Corinne Mudarri (DGE ’51) is a retired American Airlines official, where she worked for 25 years. Since retiring, she has published a Massachusetts Almanac of Arab Americans and retains a deep interest in developing better understanding of Arab civilization, especially amongst the young. Earlier, she had also endowed the Nicholas and Eugenie Mudarri Family Student Exchange Fund at Boston Univeristy, in memory of her parents.

Dean Adil Najam of the Pardee School thanked Corinne Mudarri for her generosity and her vision and the trust placed in Boston Univeristy and the Pardee School in advancing this vision.

“This is a most timely and gracious endowment gift that matches the needs of our times as well as the Pardee School’s strategic goal to educating globally-aware and globally prepared leaders of tomorrow,” he said.
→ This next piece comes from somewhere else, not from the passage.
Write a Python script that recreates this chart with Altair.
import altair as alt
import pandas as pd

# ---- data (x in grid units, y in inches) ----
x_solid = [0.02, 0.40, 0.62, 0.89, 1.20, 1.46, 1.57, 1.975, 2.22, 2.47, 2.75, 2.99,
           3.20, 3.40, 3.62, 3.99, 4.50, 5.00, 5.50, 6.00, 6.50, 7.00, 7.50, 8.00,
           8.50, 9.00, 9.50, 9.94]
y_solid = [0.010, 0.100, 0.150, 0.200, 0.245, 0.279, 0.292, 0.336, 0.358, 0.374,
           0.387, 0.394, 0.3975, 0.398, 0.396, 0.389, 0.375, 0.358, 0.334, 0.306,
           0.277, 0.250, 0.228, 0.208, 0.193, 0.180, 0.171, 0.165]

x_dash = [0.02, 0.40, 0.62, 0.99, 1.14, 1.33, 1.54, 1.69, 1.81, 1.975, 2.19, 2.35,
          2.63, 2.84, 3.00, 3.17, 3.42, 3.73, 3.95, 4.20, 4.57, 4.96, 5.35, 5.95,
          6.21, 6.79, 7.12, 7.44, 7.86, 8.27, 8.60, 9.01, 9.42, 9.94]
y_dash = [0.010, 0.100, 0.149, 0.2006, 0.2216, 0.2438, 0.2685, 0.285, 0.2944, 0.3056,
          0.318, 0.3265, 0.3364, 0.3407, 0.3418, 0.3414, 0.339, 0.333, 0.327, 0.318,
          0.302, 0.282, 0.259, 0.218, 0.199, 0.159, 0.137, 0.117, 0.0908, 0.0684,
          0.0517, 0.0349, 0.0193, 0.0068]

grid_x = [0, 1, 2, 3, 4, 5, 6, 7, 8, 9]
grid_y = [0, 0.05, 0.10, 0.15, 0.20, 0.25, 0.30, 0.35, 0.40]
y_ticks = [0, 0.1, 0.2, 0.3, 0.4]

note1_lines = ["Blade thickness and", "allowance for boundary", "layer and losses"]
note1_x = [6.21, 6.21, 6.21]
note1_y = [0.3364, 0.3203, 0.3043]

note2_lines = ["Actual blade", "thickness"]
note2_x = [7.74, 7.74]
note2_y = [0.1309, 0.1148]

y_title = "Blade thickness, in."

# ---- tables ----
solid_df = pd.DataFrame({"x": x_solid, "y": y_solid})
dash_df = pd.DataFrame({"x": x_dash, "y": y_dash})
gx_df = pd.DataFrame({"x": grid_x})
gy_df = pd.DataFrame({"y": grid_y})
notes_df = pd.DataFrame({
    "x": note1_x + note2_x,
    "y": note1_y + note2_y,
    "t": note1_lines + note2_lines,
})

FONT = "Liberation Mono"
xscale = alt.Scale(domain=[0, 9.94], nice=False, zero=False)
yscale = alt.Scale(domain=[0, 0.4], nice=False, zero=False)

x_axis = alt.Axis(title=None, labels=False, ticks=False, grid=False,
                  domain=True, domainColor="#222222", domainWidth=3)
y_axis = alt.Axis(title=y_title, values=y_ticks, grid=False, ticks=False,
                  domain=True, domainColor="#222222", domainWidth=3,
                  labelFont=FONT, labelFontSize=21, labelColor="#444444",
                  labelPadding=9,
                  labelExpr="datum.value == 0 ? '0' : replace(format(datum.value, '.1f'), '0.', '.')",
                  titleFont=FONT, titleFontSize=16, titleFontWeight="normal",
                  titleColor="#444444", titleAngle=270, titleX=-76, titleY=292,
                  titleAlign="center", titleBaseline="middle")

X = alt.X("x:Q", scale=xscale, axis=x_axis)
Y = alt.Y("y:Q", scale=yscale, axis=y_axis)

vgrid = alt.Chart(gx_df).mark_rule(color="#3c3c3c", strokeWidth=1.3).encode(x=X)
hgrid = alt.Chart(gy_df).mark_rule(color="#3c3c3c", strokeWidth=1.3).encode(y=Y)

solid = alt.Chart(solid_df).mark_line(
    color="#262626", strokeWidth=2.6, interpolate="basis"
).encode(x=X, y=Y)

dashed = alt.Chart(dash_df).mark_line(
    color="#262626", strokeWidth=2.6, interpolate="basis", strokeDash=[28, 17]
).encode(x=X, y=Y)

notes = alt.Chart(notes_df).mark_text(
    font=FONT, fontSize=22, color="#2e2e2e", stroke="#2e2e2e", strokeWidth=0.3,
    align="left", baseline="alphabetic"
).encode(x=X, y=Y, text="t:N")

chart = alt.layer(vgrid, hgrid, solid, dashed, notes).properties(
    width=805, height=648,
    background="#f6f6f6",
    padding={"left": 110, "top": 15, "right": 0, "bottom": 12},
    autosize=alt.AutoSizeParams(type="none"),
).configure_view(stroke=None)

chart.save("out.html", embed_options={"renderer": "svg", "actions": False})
Moreover, he added, “I admire Corinne Mudarri’s passion and commitment to the idea that we need to provide our students with intellectually rooted and more wholistic view of key regions of the world than the narrow an stereotypical views often available in the popular media.”

Dean Najam said that the first set of activities under the banner of the Corinne Mudarri Arab Civilization Fund will take place within the current academic year. He hoped that the Middle East and North Africa Studies Program and the Institute for the Study of Muslim Societies and Civilizations, both based at the Pardee School, will play a key role in helping select and implement the inaugural activities of the Fund.